Your instructions:
Write out the material exactly, without any of its pictures.

Raw data:
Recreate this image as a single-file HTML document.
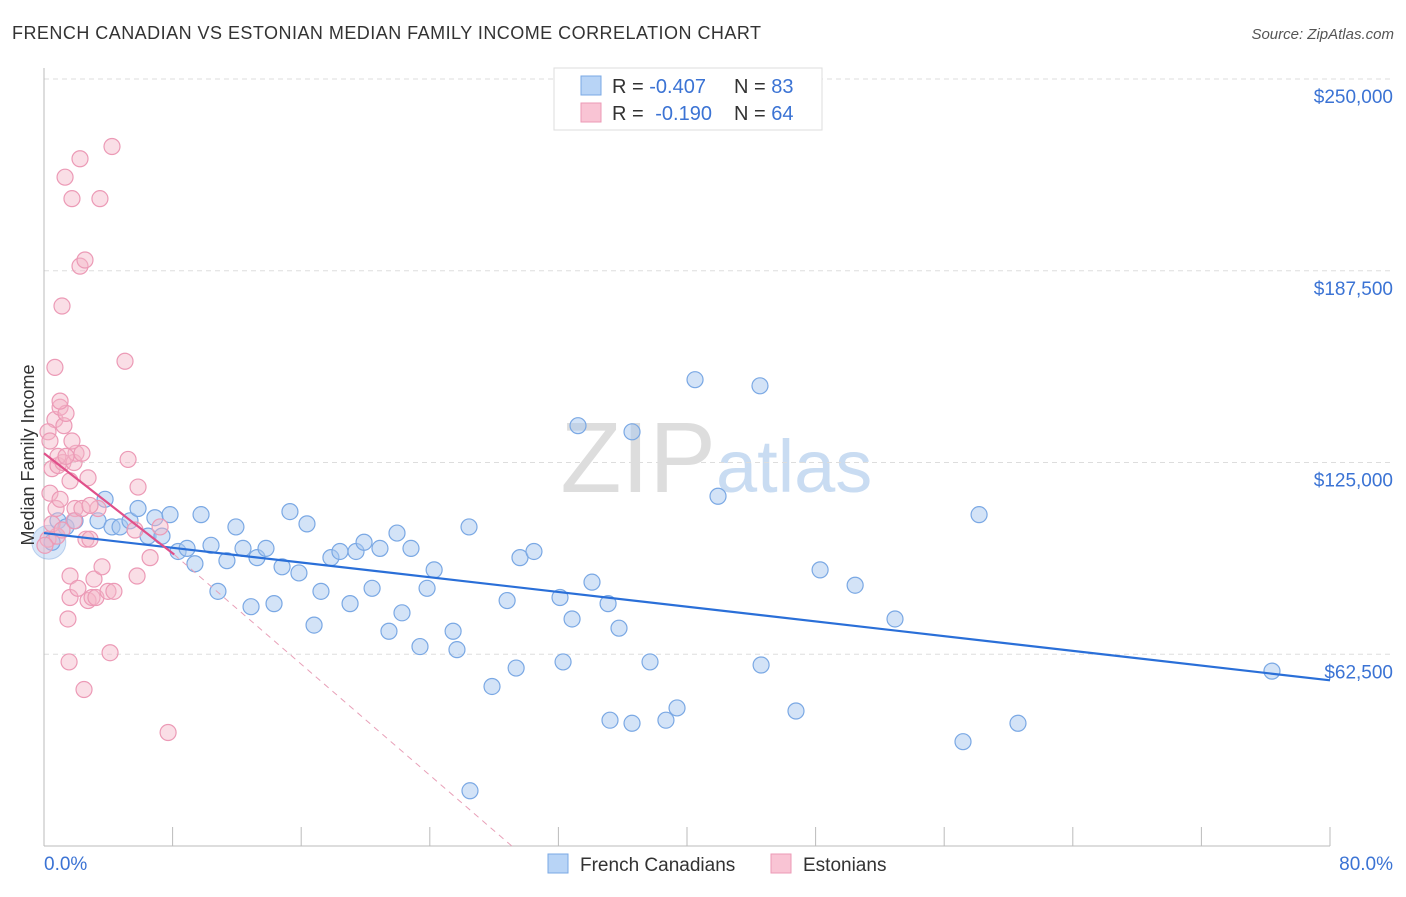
<!DOCTYPE html>
<html><head><meta charset="utf-8"><style>
body{margin:0;background:#fff;font-family:"Liberation Sans",sans-serif;}
svg text{font-family:"Liberation Sans",sans-serif;}
</style></head><body>
<svg id="chart" width="1406" height="892">
<text x="12" y="39" font-size="18" fill="#333" textLength="749">FRENCH CANADIAN VS ESTONIAN MEDIAN FAMILY INCOME CORRELATION CHART</text>
<text x="1394" y="39" font-size="15" fill="#555" font-style="italic" text-anchor="end">Source: ZipAtlas.com</text>
<text x="716" y="492" font-size="100" fill="#ddd" text-anchor="end" font-family="Liberation Serif">ZIP</text>
<text x="716" y="492" font-size="74" fill="#c9dcf2">atlas</text>
<g id="grid"></g>
<g id="axes"></g>
<g id="marks"></g>
<text x="34" y="455" font-size="18" fill="#333" transform="rotate(-90 34 455)" text-anchor="middle">Median Family Income</text>
<g>
<rect x="554" y="68" width="268" height="62" fill="#fff" stroke="#ddd"/>
<rect x="581" y="76" width="20" height="19" fill="#b8d4f6" stroke="#7aa8e4"/>
<rect x="581" y="103" width="20" height="19" fill="#f9c4d4" stroke="#ec9ab6"/>
<text x="612" y="93" font-size="20" fill="#333">R = <tspan fill="#3b73d4">-0.407</tspan></text>
<text x="734" y="93" font-size="20" fill="#333">N = <tspan fill="#3b73d4">83</tspan></text>
<text x="612" y="120" font-size="20" fill="#333">R = <tspan fill="#3b73d4" dx="6">-0.190</tspan></text>
<text x="734" y="120" font-size="20" fill="#333">N = <tspan fill="#3b73d4">64</tspan></text>
</g>
<g>
<rect x="548" y="854" width="20" height="19" fill="#b8d4f6" stroke="#7aa8e4"/>
<text x="580" y="871" font-size="19" fill="#333">French Canadians</text>
<rect x="771" y="854" width="20" height="19" fill="#f9c4d4" stroke="#ec9ab6"/>
<text x="803" y="871" font-size="19" fill="#333">Estonians</text>
</g>
</svg>
<script>
const yTicks=[62500,125000,187500,250000];
const yTickLabels=["$62,500","$125,000","$187,500","$250,000"];
const blueX=[0.5,0.87,1.37,1.93,3.36,3.8,4.23,4.73,5.35,5.85,6.47,6.9,7.34,7.84,8.34,8.9,9.39,9.77,10.39,10.82,11.38,11.94,12.38,12.88,13.25,13.81,14.31,14.81,15.3,15.86,16.36,16.8,17.23,17.85,18.41,19.04,19.41,19.91,20.41,20.9,21.46,21.96,22.27,22.83,23.39,23.83,24.27,25.45,25.69,26.44,26.5,27.87,28.81,29.37,29.61,30.48,32.1,32.29,32.85,33.22,34.09,35.09,35.21,35.77,36.58,36.58,37.7,38.69,39.38,40.5,41.93,44.54,44.61,46.78,48.28,50.46,52.94,57.17,58.17,60.59,76.39];
const blueY=[99,106,104,106,106,113,104,104,106,110,101,107,101,108,96,97,92,108,98,83,93,104,97,78,94,97,79,91,109,89,105,72,83,94,96,79,96,99,84,97,70,102,76,97,65,84,90,70,64,104,18,52,80,58,94,96,81,60,74,137,86,79,41,71,40,135,60,41,45,152,114,150,59,44,90,85,74,34,108,40,57];
const pinkX=[0.25,0.37,0.5,0.68,0.68,0.75,0.81,0.87,1,1,1.12,1.18,1.24,1.31,1.37,1.49,1.56,1.62,1.62,1.74,1.87,1.93,1.99,2.11,2.24,2.24,2.36,2.49,2.55,2.61,2.74,2.86,2.99,3.11,3.23,3.36,3.48,3.61,3.98,4.11,4.23,4.35,5.04,5.23,5.66,5.79,5.85,6.6,7.22,7.72,0.25,0.5,0.87,1.37,1.74,2.74,1,1.87,2.36,2.86,0.37,0.06,1.12,1.62];
const pinkY=[100,115,123,156,139,110,101,124,113,143,176,125,137,218,141,74,60,88,81,211,125,110,128,84,224,189,128,51,191,100,80,100,81,87,81,110,211,91,83,63,228,83,158,126,103,88,117,94,104,37,135,105,127,127,132,120,145,106,110,111,132,98,103,119];
const NS="http://www.w3.org/2000/svg";
const X0=44,X1=1330,Y0=846,Y1=79;
const sx=v=>X0+(v/80)*(X1-X0);
const sy=v=>Y0-(v/250000)*(Y0-Y1);
function mk(tag,at,parent){const e=document.createElementNS(NS,tag);for(const k in at)e.setAttribute(k,at[k]);document.getElementById(parent).appendChild(e);return e;}
yTicks.forEach((t,i)=>{
 const l=mk('line',{x1:X0,x2:1394,y1:sy(t),y2:sy(t),stroke:'#ddd','stroke-dasharray':'5,4'},'grid');
 
 
 const tx=mk('text',{x:1393,y:sy(t)+24,'font-size':19,fill:'#3b73d4','text-anchor':'end'},'axes');
 tx.textContent=yTickLabels[i];
 
 
});
const ax=mk('line',{x1:X0,x2:X1,y1:Y0,y2:Y0,stroke:'#bbb'},'axes');


const ay=mk('line',{x1:X0,x2:X0,y1:68,y2:Y0,stroke:'#bbb'},'axes');


for(let p=0;p<=80;p+=8){
 const t=mk('line',{x1:sx(p),x2:sx(p),y1:827,y2:Y0,stroke:'#bbb'},'axes');
 
 
}
const xl=mk('text',{x:44,y:870,'font-size':19,fill:'#3b73d4'},'axes');xl.textContent='0.0%';


const xr=mk('text',{x:1393,y:870,'font-size':19,fill:'#3b73d4','text-anchor':'end'},'axes');xr.textContent='80.0%';


const big=mk('circle',{cx:sx(0.3),cy:sy(99000),r:17,fill:'rgba(168,200,240,0.45)',stroke:'rgba(107,155,216,0.4)'},'marks');


blueX.forEach((v,i)=>{const c=mk('circle',{cx:sx(v),cy:sy(blueY[i]*1000),r:8,fill:'rgba(168,200,240,0.5)',stroke:'#7aa8e4','stroke-width':1.2},'marks');
 
 });
pinkX.forEach((v,i)=>{const c=mk('circle',{cx:sx(v),cy:sy(pinkY[i]*1000),r:8,fill:'rgba(244,182,200,0.45)',stroke:'#ec9ab6','stroke-width':1.2},'marks');
 
 });
const bl=mk('line',{x1:sx(0),y1:sy(102000),x2:sx(80),y2:sy(54000),stroke:'#2a6fd8','stroke-width':2.2},'marks');


const pd=mk('line',{x1:sx(8.1),y1:sy(95000),x2:sx(29.1),y2:sy(0),stroke:'#e8a0b8','stroke-width':1,'stroke-dasharray':'6,5'},'marks');


const pl=mk('line',{x1:sx(0),y1:sy(128000),x2:sx(8.1),y2:sy(95000),stroke:'#e0508a','stroke-width':2.2},'marks');


</script>
</body></html>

Reply to the task:
Recreate this image as a single-file HTML document.
<!DOCTYPE html>
<html><head><meta charset="utf-8"><style>
body{margin:0;background:#fff;font-family:"Liberation Sans",sans-serif;}
svg text{font-family:"Liberation Sans",sans-serif;}
</style></head><body>
<svg id="chart" width="1406" height="892">
<text x="12" y="39" font-size="18" fill="#333" textLength="749">FRENCH CANADIAN VS ESTONIAN MEDIAN FAMILY INCOME CORRELATION CHART</text>
<text x="1394" y="39" font-size="15" fill="#555" font-style="italic" text-anchor="end">Source: ZipAtlas.com</text>
<text x="716" y="492" font-size="100" fill="#ddd" text-anchor="end" font-family="Liberation Serif">ZIP</text>
<text x="716" y="492" font-size="74" fill="#c9dcf2">atlas</text>
<g id="grid"></g>
<g id="axes"></g>
<g id="marks"></g>
<text x="34" y="455" font-size="18" fill="#333" transform="rotate(-90 34 455)" text-anchor="middle">Median Family Income</text>
<g>
<rect x="554" y="68" width="268" height="62" fill="#fff" stroke="#ddd"/>
<rect x="581" y="76" width="20" height="19" fill="#b8d4f6" stroke="#7aa8e4"/>
<rect x="581" y="103" width="20" height="19" fill="#f9c4d4" stroke="#ec9ab6"/>
<text x="612" y="93" font-size="20" fill="#333">R = <tspan fill="#3b73d4">-0.407</tspan></text>
<text x="734" y="93" font-size="20" fill="#333">N = <tspan fill="#3b73d4">83</tspan></text>
<text x="612" y="120" font-size="20" fill="#333">R = <tspan fill="#3b73d4" dx="6">-0.190</tspan></text>
<text x="734" y="120" font-size="20" fill="#333">N = <tspan fill="#3b73d4">64</tspan></text>
</g>
<g>
<rect x="548" y="854" width="20" height="19" fill="#b8d4f6" stroke="#7aa8e4"/>
<text x="580" y="871" font-size="19" fill="#333">French Canadians</text>
<rect x="771" y="854" width="20" height="19" fill="#f9c4d4" stroke="#ec9ab6"/>
<text x="803" y="871" font-size="19" fill="#333">Estonians</text>
</g>
</svg>
<script>
const yTicks=[62500,125000,187500,250000];
const yTickLabels=["$62,500","$125,000","$187,500","$250,000"];
const blueX=[0.5,0.87,1.37,1.93,3.36,3.8,4.23,4.73,5.35,5.85,6.47,6.9,7.34,7.84,8.34,8.9,9.39,9.77,10.39,10.82,11.38,11.94,12.38,12.88,13.25,13.81,14.31,14.81,15.3,15.86,16.36,16.8,17.23,17.85,18.41,19.04,19.41,19.91,20.41,20.9,21.46,21.96,22.27,22.83,23.39,23.83,24.27,25.45,25.69,26.44,26.5,27.87,28.81,29.37,29.61,30.48,32.1,32.29,32.85,33.22,34.09,35.09,35.21,35.77,36.58,36.58,37.7,38.69,39.38,40.5,41.93,44.54,44.61,46.78,48.28,50.46,52.94,57.17,58.17,60.59,76.39];
const blueY=[99,106,104,106,106,113,104,104,106,110,101,107,101,108,96,97,92,108,98,83,93,104,97,78,94,97,79,91,109,89,105,72,83,94,96,79,96,99,84,97,70,102,76,97,65,84,90,70,64,104,18,52,80,58,94,96,81,60,74,137,86,79,41,71,40,135,60,41,45,152,114,150,59,44,90,85,74,34,108,40,57];
const pinkX=[0.25,0.37,0.5,0.68,0.68,0.75,0.81,0.87,1,1,1.12,1.18,1.24,1.31,1.37,1.49,1.56,1.62,1.62,1.74,1.87,1.93,1.99,2.11,2.24,2.24,2.36,2.49,2.55,2.61,2.74,2.86,2.99,3.11,3.23,3.36,3.48,3.61,3.98,4.11,4.23,4.35,5.04,5.23,5.66,5.79,5.85,6.6,7.22,7.72,0.25,0.5,0.87,1.37,1.74,2.74,1,1.87,2.36,2.86,0.37,0.06,1.12,1.62];
const pinkY=[100,115,123,156,139,110,101,124,113,143,176,125,137,218,141,74,60,88,81,211,125,110,128,84,224,189,128,51,191,100,80,100,81,87,81,110,211,91,83,63,228,83,158,126,103,88,117,94,104,37,135,105,127,127,132,120,145,106,110,111,132,98,103,119];
const NS="http://www.w3.org/2000/svg";
const X0=44,X1=1330,Y0=846,Y1=79;
const sx=v=>X0+(v/80)*(X1-X0);
const sy=v=>Y0-(v/250000)*(Y0-Y1);
function mk(tag,at,parent){const e=document.createElementNS(NS,tag);for(const k in at)e.setAttribute(k,at[k]);document.getElementById(parent).appendChild(e);return e;}
yTicks.forEach((t,i)=>{
 const l=mk('line',{x1:X0,x2:1394,y1:sy(t),y2:sy(t),stroke:'#ddd','stroke-dasharray':'5,4'},'grid');
 
 
 const tx=mk('text',{x:1393,y:sy(t)+24,'font-size':19,fill:'#3b73d4','text-anchor':'end'},'axes');
 tx.textContent=yTickLabels[i];
 
 
});
const ax=mk('line',{x1:X0,x2:X1,y1:Y0,y2:Y0,stroke:'#bbb'},'axes');


const ay=mk('line',{x1:X0,x2:X0,y1:68,y2:Y0,stroke:'#bbb'},'axes');


for(let p=0;p<=80;p+=8){
 const t=mk('line',{x1:sx(p),x2:sx(p),y1:827,y2:Y0,stroke:'#bbb'},'axes');
 
 
}
const xl=mk('text',{x:44,y:870,'font-size':19,fill:'#3b73d4'},'axes');xl.textContent='0.0%';


const xr=mk('text',{x:1393,y:870,'font-size':19,fill:'#3b73d4','text-anchor':'end'},'axes');xr.textContent='80.0%';


const big=mk('circle',{cx:sx(0.3),cy:sy(99000),r:17,fill:'rgba(168,200,240,0.45)',stroke:'rgba(107,155,216,0.4)'},'marks');


blueX.forEach((v,i)=>{const c=mk('circle',{cx:sx(v),cy:sy(blueY[i]*1000),r:8,fill:'rgba(168,200,240,0.5)',stroke:'#7aa8e4','stroke-width':1.2},'marks');
 
 });
pinkX.forEach((v,i)=>{const c=mk('circle',{cx:sx(v),cy:sy(pinkY[i]*1000),r:8,fill:'rgba(244,182,200,0.45)',stroke:'#ec9ab6','stroke-width':1.2},'marks');
 
 });
const bl=mk('line',{x1:sx(0),y1:sy(102000),x2:sx(80),y2:sy(54000),stroke:'#2a6fd8','stroke-width':2.2},'marks');


const pd=mk('line',{x1:sx(8.1),y1:sy(95000),x2:sx(29.1),y2:sy(0),stroke:'#e8a0b8','stroke-width':1,'stroke-dasharray':'6,5'},'marks');


const pl=mk('line',{x1:sx(0),y1:sy(128000),x2:sx(8.1),y2:sy(95000),stroke:'#e0508a','stroke-width':2.2},'marks');


</script>
</body></html>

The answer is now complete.